Il primo articolo fa presente che la ricerca di terapie per il covid è andata spesso in ordine sparso, quindi con scarsa collaborazione tra enti di ricerca e duplicazioni, e a volte è stata affetta anche da problemi metodologici, ad esempio campioni troppo piccoli o mancanza di gruppi di controllo. La cosa va comunque posta nel giusto contesto, in un momento di emergenza una certa disorganizzazione è fisiologica (e comunque ci sono stati anche studi ben fatti e condivisi, tra cui qualcuno citato nello stesso articolo, o lo
studio internazionale lanciato dall'OMS, credo ancora in corso).
Il secondo articolo effettivamente è un po' più tecnico e riguarda solo questioni metodologiche in ambito molto ristretto. In sostanza si sostiene che per certi ambiti di ricerca (ad esempio, l'efficacia o meno delle mascherine) studi empirici randomizzati siano invece inadeguati, perché non è importante quantificare precisamente gli effetti di un certo fenomeno bensì avere una evidenza anche debole della presenza e direzione della correlazione (ad esempio). Andare oltre, specialmente quando la risposta è necessaria in tempi brevi, è inutile e a volte anche impossibile.

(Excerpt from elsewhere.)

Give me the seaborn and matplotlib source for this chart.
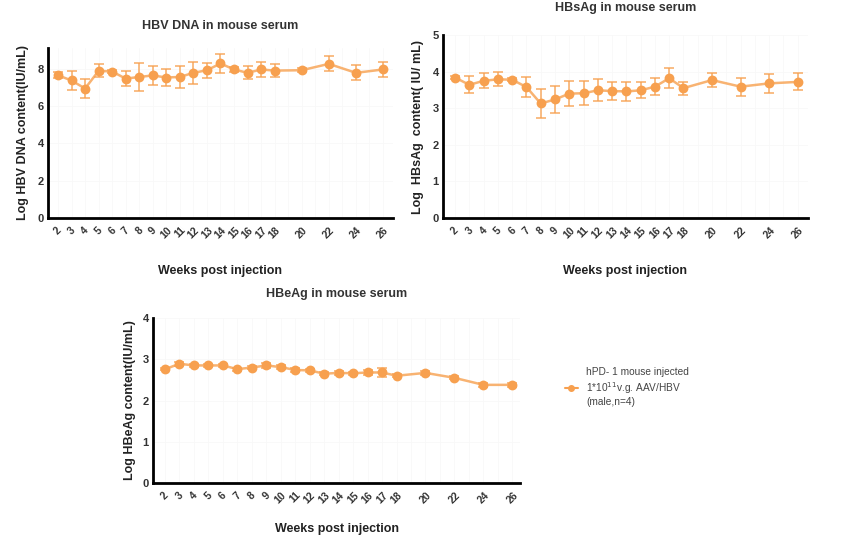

Il terzo articolo è epistemologia pura. E' fatto davvero molto bene, e tratta un tema fondamentale ma generalmente poco apprezzato. Il nodo centrale è sulla non verificabilità / falsificabilità dei modelli stocastici (probabilistici), che sono alla base di molte branche della scienza moderna (fisica, meteorologia, medicina, economia). Perfettamente applicabile anche ai vari modelli sulle proiezioni epidemiologiche del coronavirus (famoso quello dell'Imperial college di Londra), tutti necessariamente errati ("all models are wrong, but some are useful" come disse qualcuno). Gli altri due sono tranquillamente ignorabili, ma direi che questo merita il tempo che richiede.